Supplied data →
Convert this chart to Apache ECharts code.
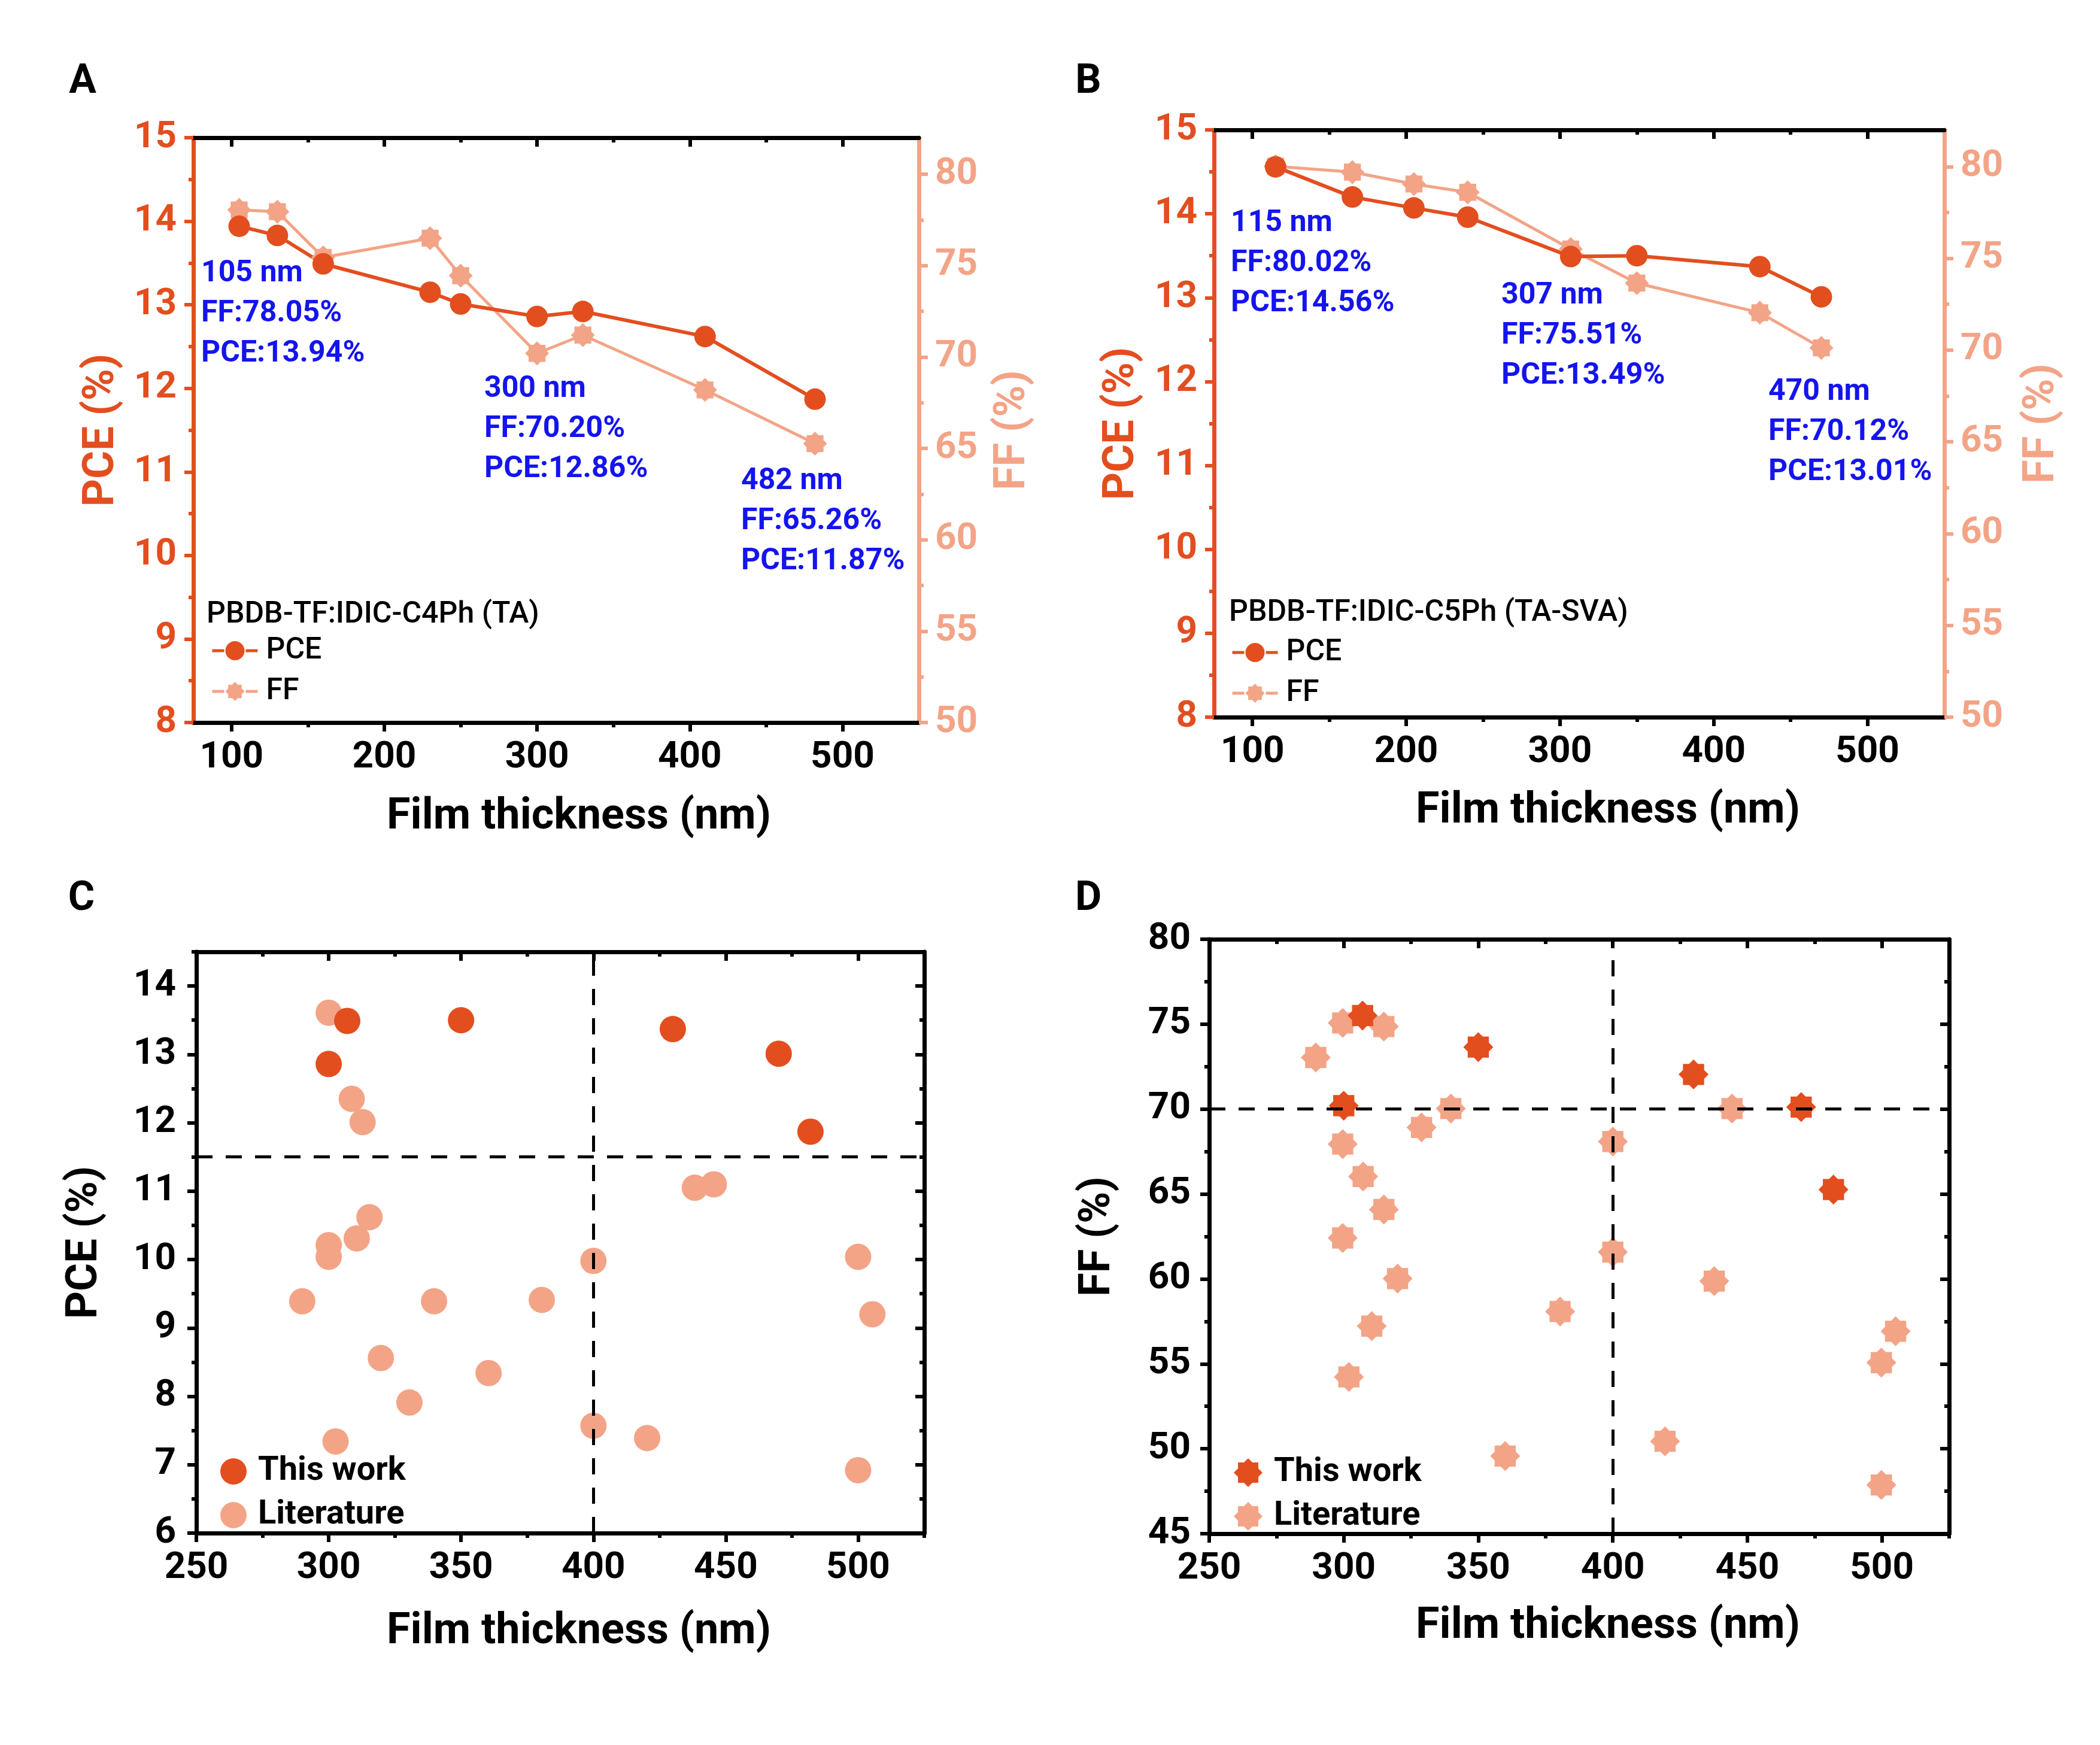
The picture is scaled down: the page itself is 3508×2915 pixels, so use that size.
<!DOCTYPE html>
<html lang="en">
<head>
<meta charset="UTF-8">
<title>PCE / FF vs film thickness</title>
<script src="https://cdn.jsdelivr.net/npm/echarts@6/dist/echarts.min.js"></script>
<style>html,body{margin:0;padding:0;background:#fff;overflow:hidden}</style>
</head>
<body>
<div id="main" style="width:3508px;height:2915px"></div>
<script type="text/javascript">
    // ---- data ----
    // A: PBDB-TF:IDIC-C4Ph (TA)
    var aThick = [105, 130, 160, 230, 250, 300, 330, 410, 482];
    var aPCE = [13.94, 13.83, 13.49, 13.15, 13.01, 12.86, 12.92, 12.62, 11.87];
    var aFF = [78.05, 77.95, 75.45, 76.5, 74.45, 70.20, 71.2, 68.2, 65.26];
    // B: PBDB-TF:IDIC-C5Ph (TA-SVA)
    var bThick = [115, 165, 205, 240, 307, 350, 430, 470];
    var bPCE = [14.56, 14.20, 14.07, 13.96, 13.49, 13.50, 13.37, 13.01];
    var bFF = [80.02, 79.7, 79.05, 78.6, 75.51, 73.65, 72.04, 70.12];
    // C / D: this work
    var workThick = [300, 307, 350, 430, 470, 482];
    var workPCE = [12.86, 13.49, 13.50, 13.37, 13.01, 11.87];
    var workFF = [70.20, 75.51, 73.65, 72.04, 70.12, 65.26];
    // C: literature PCE
    var litPceThick = [300, 308.7, 312.8, 315.4, 310.6, 300, 300, 290, 319.7, 330.5, 302.6, 339.8, 360.4, 380.5, 400, 400, 420.3, 438.3, 445.5, 500, 505.4, 500];
    var litPce = [13.61, 12.35, 12.01, 10.62, 10.31, 10.21, 10.04, 9.39, 8.56, 7.91, 7.34, 9.39, 8.34, 9.41, 9.98, 7.57, 7.39, 11.05, 11.10, 10.04, 9.20, 6.92];
    // D: literature FF
    var litFfThick = [289.6, 299.6, 314.9, 299.6, 307.2, 314.9, 299.6, 320, 310.4, 301.9, 328.9, 339.8, 360, 380.4, 400, 400, 419.4, 437.7, 444.3, 499.8, 505.1, 499.8];
    var litFf = [73.04, 75.07, 74.86, 67.94, 66.03, 64.09, 62.41, 60.02, 57.22, 54.23, 68.92, 70.03, 49.57, 58.08, 68.09, 61.58, 50.44, 59.87, 70.03, 55.07, 56.92, 47.87];
    // reference lines
    var threshThick = 400, threshPce = 11.5, threshFf = 70;

    // tick labels
    var xLabelsAB = [100, 200, 300, 400, 500];
    var xMinorAB = [150, 250, 350, 450];
    var xLabelsCD = [250, 300, 350, 400, 450, 500];
    var xMinorCD = [275, 325, 375, 425, 475, 525];
    var pceLabelsAB = [8, 9, 10, 11, 12, 13, 14, 15];
    var pceMinorAB = [8.5, 9.5, 10.5, 11.5, 12.5, 13.5, 14.5];
    var ffLabelsAB = [50, 55, 60, 65, 70, 75, 80];
    var ffMinorAB = [52.5, 57.5, 62.5, 67.5, 72.5, 77.5];
    var pceLabelsC = [6, 7, 8, 9, 10, 11, 12, 13, 14];
    var pceMinorC = [6.5, 7.5, 8.5, 9.5, 10.5, 11.5, 12.5, 13.5, 14.5];
    var ffLabelsD = [45, 50, 55, 60, 65, 70, 75, 80];
    var ffMinorD = [47.5, 52.5, 57.5, 62.5, 67.5, 72.5, 77.5];

    var DARK = '#E34E1F', LIGHT = '#F3A487', BLUE = '#1414EE';
    var FONT = 'Roboto';
    var STAR = 'path://M50,0L64.64,14.64L85.36,14.64L85.36,35.36L100,50L85.36,64.64L85.36,85.36L64.64,85.36L50,100L35.36,85.36L14.64,85.36L14.64,64.64L0,50L14.64,35.36L14.64,14.64L35.36,14.64Z';

    function zip(a, b) {
        return a.map(function (v, i) { return [v, b[i]]; });
    }
    function merge(a, b) { return Object.assign({}, a, b); }

    var xAxes = [], yAxes = [];
    var MAJ = 15, MIN = 8;

    // bottom axis with labels + minor ticks, mirrored top axis with inward ticks
    function addX(grid, o) {
        var base = {type: 'value', gridIndex: grid, min: o.min, max: o.max, splitLine: {show: false}};
        var line = {onZero: false, lineStyle: {color: '#000', width: 7}};
        var tl = {color: '#000', width: 6};
        var idx = xAxes.length;
        xAxes.push(merge(base, {
            position: 'bottom', axisLine: line,
            name: o.name, nameLocation: 'middle', nameGap: o.nameGap,
            nameTextStyle: {fontFamily: FONT, fontWeight: 'bold', fontSize: 72, color: '#000', padding: [0, 0, 0, o.shift * 2]},
            axisTick: {customValues: o.labels, length: MAJ, lineStyle: tl},
            axisLabel: {customValues: o.labels, margin: 28, fontFamily: FONT, fontWeight: 'bold', fontSize: 62, color: '#000'}
        }));
        xAxes.push(merge(base, {position: 'bottom', axisLine: {show: false, onZero: false},
            axisTick: {customValues: o.minor, length: MIN, lineStyle: tl}, axisLabel: {show: false}}));
        xAxes.push(merge(base, {position: 'top', axisLine: line,
            axisTick: {inside: true, customValues: o.labels, length: MAJ, lineStyle: tl}, axisLabel: {show: false}}));
        xAxes.push(merge(base, {position: 'top', axisLine: {show: false, onZero: false},
            axisTick: {inside: true, customValues: o.minor, length: MIN, lineStyle: tl}, axisLabel: {show: false}}));
        return idx;
    }

    function addY(grid, o) {
        var base = {type: 'value', gridIndex: grid, min: o.min, max: o.max, splitLine: {show: false}, position: o.side};
        var tl = {color: o.color, width: 6};
        var idx = yAxes.length;
        var main = merge(base, {
            axisLine: {onZero: false, lineStyle: {color: o.color, width: 7}},
            axisTick: {inside: !!o.inside, customValues: o.labels, length: MAJ, lineStyle: tl},
            axisLabel: o.name ? {customValues: o.labels, margin: o.margin, fontFamily: FONT, fontWeight: 'bold', fontSize: 62, color: o.color} : {show: false}
        });
        if (o.name) {
            main.name = o.name;
            main.nameLocation = 'middle';
            main.nameGap = o.nameGap;
            main.nameTextStyle = {fontFamily: FONT, fontWeight: 'bold', fontSize: 72, color: o.color};
        }
        yAxes.push(main);
        yAxes.push(merge(base, {axisLine: {show: false, onZero: false},
            axisTick: {inside: !!o.inside, customValues: o.minor, length: MIN, lineStyle: tl}, axisLabel: {show: false}}));
        return idx;
    }

    var grids = [
        {left: 323, top: 230, width: 1212, height: 977, outerBoundsMode: 'none'},
        {left: 2028, top: 217, width: 1220, height: 981, outerBoundsMode: 'none'},
        {left: 328, top: 1590, width: 1216, height: 971, outerBoundsMode: 'none'},
        {left: 2020, top: 1569, width: 1236, height: 993, outerBoundsMode: 'none'}
    ];

    var xA = addX(0, {min: 75, max: 550, labels: xLabelsAB, minor: xMinorAB, name: 'Film thickness (nm)', nameGap: 123, shift: 38});
    var yA = addY(0, {side: 'left', min: 8, max: 15, labels: pceLabelsAB, minor: pceMinorAB, color: DARK, name: 'PCE (%)', nameGap: 116, margin: 28});
    var yA2 = addY(0, {side: 'right', min: 50, max: 82, labels: ffLabelsAB, minor: ffMinorAB, color: LIGHT, name: 'FF (%)', nameGap: 122, margin: 27});

    var xB = addX(1, {min: 75, max: 550, labels: xLabelsAB, minor: xMinorAB, name: 'Film thickness (nm)', nameGap: 122, shift: 48});
    var yB = addY(1, {side: 'left', min: 8, max: 15, labels: pceLabelsAB, minor: pceMinorAB, color: DARK, name: 'PCE (%)', nameGap: 117, margin: 28});
    var yB2 = addY(1, {side: 'right', min: 50, max: 82, labels: ffLabelsAB, minor: ffMinorAB, color: LIGHT, name: 'FF (%)', nameGap: 128, margin: 27});

    var xC = addX(2, {min: 250, max: 525, labels: xLabelsCD, minor: xMinorCD, name: 'Film thickness (nm)', nameGap: 130, shift: 31});
    var yC = addY(2, {side: 'left', min: 6, max: 14.5, labels: pceLabelsC, minor: pceMinorC, color: '#000', name: 'PCE (%)', nameGap: 149, margin: 34});
    addY(2, {side: 'right', min: 6, max: 14.5, labels: pceLabelsC, minor: pceMinorC, color: '#000', inside: true});

    var xD = addX(3, {min: 250, max: 525, labels: xLabelsCD, minor: xMinorCD, name: 'Film thickness (nm)', nameGap: 120, shift: 48});
    var yD = addY(3, {side: 'left', min: 45, max: 80, labels: ffLabelsD, minor: ffMinorD, color: '#000', name: 'FF (%)', nameGap: 149, margin: 31});
    addY(3, {side: 'right', min: 45, max: 80, labels: ffLabelsD, minor: ffMinorD, color: '#000', inside: true});

    var dashed = {type: [27, 22], color: '#000', width: 5};

    var series = [
        {name: 'FF-A', type: 'line', xAxisIndex: xA, yAxisIndex: yA2, data: zip(aThick, aFF),
            symbol: STAR, symbolSize: 40, itemStyle: {color: LIGHT}, lineStyle: {color: LIGHT, width: 5}},
        {name: 'PCE-A', type: 'line', xAxisIndex: xA, yAxisIndex: yA, data: zip(aThick, aPCE),
            symbol: 'circle', symbolSize: 36, itemStyle: {color: DARK}, lineStyle: {color: DARK, width: 6}},
        {name: 'FF-B', type: 'line', xAxisIndex: xB, yAxisIndex: yB2, data: zip(bThick, bFF),
            symbol: STAR, symbolSize: 40, itemStyle: {color: LIGHT}, lineStyle: {color: LIGHT, width: 5}},
        {name: 'PCE-B', type: 'line', xAxisIndex: xB, yAxisIndex: yB, data: zip(bThick, bPCE),
            symbol: 'circle', symbolSize: 36, itemStyle: {color: DARK}, lineStyle: {color: DARK, width: 6}},
        {name: 'Literature-C', type: 'scatter', xAxisIndex: xC, yAxisIndex: yC, data: zip(litPceThick, litPce),
            symbol: 'circle', symbolSize: 44, itemStyle: {color: LIGHT, opacity: 1},
            markLine: {silent: true, symbol: 'none', label: {show: false}, lineStyle: dashed,
                data: [{xAxis: threshThick}, {yAxis: threshPce}]}},
        {name: 'This work-C', type: 'scatter', xAxisIndex: xC, yAxisIndex: yC, data: zip(workThick, workPCE),
            symbol: 'circle', symbolSize: 44, itemStyle: {color: DARK, opacity: 1}},
        {name: 'Literature-D', type: 'scatter', xAxisIndex: xD, yAxisIndex: yD, data: zip(litFfThick, litFf),
            symbol: STAR, symbolSize: 50, itemStyle: {color: LIGHT, opacity: 1},
            markLine: {silent: true, symbol: 'none', label: {show: false}, lineStyle: dashed,
                data: [{xAxis: threshThick}, {yAxis: threshFf}]}},
        {name: 'This work-D', type: 'scatter', xAxisIndex: xD, yAxisIndex: yD, data: zip(workThick, workFF),
            symbol: STAR, symbolSize: 50, itemStyle: {color: DARK, opacity: 1}}
    ];

    function legendFmt(n) { return n.split('-')[0]; }
    function lineLegend(names, left, top) {
        return {data: names, left: left, top: top, orient: 'vertical', padding: 0, itemGap: 18,
            itemWidth: 76, itemHeight: 40, selectedMode: false, formatter: legendFmt,
            lineStyle: {type: [20, 36], width: 5},
            textStyle: {fontFamily: FONT, fontSize: 50, fontWeight: 500, color: '#000', lineHeight: 50, padding: [0, 0, 0, 9]}};
    }
    function dotLegend(names, left, top, size) {
        return {data: names, left: left, top: top, orient: 'vertical', padding: 0, itemGap: 17,
            itemWidth: size, itemHeight: size, selectedMode: false, formatter: legendFmt,
            textStyle: {fontFamily: FONT, fontSize: 56, fontWeight: 'bold', color: '#000', lineHeight: 56, padding: [0, 0, 0, 14]}};
    }

    function txt(x, y, s, font, color, va) {
        return {type: 'text', x: x, y: y, silent: true,
            style: {text: s, font: font, fill: color, align: va ? 'center' : 'left', verticalAlign: va || 'top', lineHeight: 67}};
    }
    var noteFont = 'bold 50px ' + FONT;
    var graphics = [
        txt(138, 138, 'A', 'bold 68px ' + FONT, '#000', 'middle'),
        txt(1818, 138, 'B', 'bold 68px ' + FONT, '#000', 'middle'),
        txt(136, 1503, 'C', 'bold 68px ' + FONT, '#000', 'middle'),
        txt(1818, 1503, 'D', 'bold 68px ' + FONT, '#000', 'middle'),
        txt(336, 424, '105 nm\nFF:78.05%\nPCE:13.94%', noteFont, BLUE),
        txt(809, 617, '300 nm\nFF:70.20%\nPCE:12.86%', noteFont, BLUE),
        txt(1238, 771, '482 nm\nFF:65.26%\nPCE:11.87%', noteFont, BLUE),
        txt(2056, 340, '115 nm\nFF:80.02%\nPCE:14.56%', noteFont, BLUE),
        txt(2508, 461, '307 nm\nFF:75.51%\nPCE:13.49%', noteFont, BLUE),
        txt(2954, 622, '470 nm\nFF:70.12%\nPCE:13.01%', noteFont, BLUE),
        txt(345, 994, 'PBDB-TF:IDIC-C4Ph (TA)', '500 50px ' + FONT, '#000'),
        txt(2053, 991, 'PBDB-TF:IDIC-C5Ph (TA-SVA)', '500 50px ' + FONT, '#000')
    ];

    var myChart = echarts.init(document.getElementById('main'));
    myChart.setOption({
        animation: false,
        backgroundColor: '#fff',
        grid: grids,
        xAxis: xAxes,
        yAxis: yAxes,
        legend: [
            lineLegend(['PCE-A', 'FF-A'], 352, 1062),
            lineLegend(['PCE-B', 'FF-B'], 2056, 1065),
            dotLegend(['This work-C', 'Literature-C'], 368, 2430, 44),
            dotLegend(['This work-D', 'Literature-D'], 2061, 2432, 48)
        ],
        series: series,
        graphic: graphics
    });
</script>
</body>
</html>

Written instruction →
Restate the material word for word from its first line through the line containing "var threshThick = 400, threshPce", both included; the pictures do not belong in it.

Right answer →
Convert this chart to Apache ECharts code.
The picture is scaled down: the page itself is 3508×2915 pixels, so use that size.
<!DOCTYPE html>
<html lang="en">
<head>
<meta charset="UTF-8">
<title>PCE / FF vs film thickness</title>
<script src="https://cdn.jsdelivr.net/npm/echarts@6/dist/echarts.min.js"></script>
<style>html,body{margin:0;padding:0;background:#fff;overflow:hidden}</style>
</head>
<body>
<div id="main" style="width:3508px;height:2915px"></div>
<script type="text/javascript">
    // ---- data ----
    // A: PBDB-TF:IDIC-C4Ph (TA)
    var aThick = [105, 130, 160, 230, 250, 300, 330, 410, 482];
    var aPCE = [13.94, 13.83, 13.49, 13.15, 13.01, 12.86, 12.92, 12.62, 11.87];
    var aFF = [78.05, 77.95, 75.45, 76.5, 74.45, 70.20, 71.2, 68.2, 65.26];
    // B: PBDB-TF:IDIC-C5Ph (TA-SVA)
    var bThick = [115, 165, 205, 240, 307, 350, 430, 470];
    var bPCE = [14.56, 14.20, 14.07, 13.96, 13.49, 13.50, 13.37, 13.01];
    var bFF = [80.02, 79.7, 79.05, 78.6, 75.51, 73.65, 72.04, 70.12];
    // C / D: this work
    var workThick = [300, 307, 350, 430, 470, 482];
    var workPCE = [12.86, 13.49, 13.50, 13.37, 13.01, 11.87];
    var workFF = [70.20, 75.51, 73.65, 72.04, 70.12, 65.26];
    // C: literature PCE
    var litPceThick = [300, 308.7, 312.8, 315.4, 310.6, 300, 300, 290, 319.7, 330.5, 302.6, 339.8, 360.4, 380.5, 400, 400, 420.3, 438.3, 445.5, 500, 505.4, 500];
    var litPce = [13.61, 12.35, 12.01, 10.62, 10.31, 10.21, 10.04, 9.39, 8.56, 7.91, 7.34, 9.39, 8.34, 9.41, 9.98, 7.57, 7.39, 11.05, 11.10, 10.04, 9.20, 6.92];
    // D: literature FF
    var litFfThick = [289.6, 299.6, 314.9, 299.6, 307.2, 314.9, 299.6, 320, 310.4, 301.9, 328.9, 339.8, 360, 380.4, 400, 400, 419.4, 437.7, 444.3, 499.8, 505.1, 499.8];
    var litFf = [73.04, 75.07, 74.86, 67.94, 66.03, 64.09, 62.41, 60.02, 57.22, 54.23, 68.92, 70.03, 49.57, 58.08, 68.09, 61.58, 50.44, 59.87, 70.03, 55.07, 56.92, 47.87];
    // reference lines
    var threshThick = 400, threshPce = 11.5, threshFf = 70;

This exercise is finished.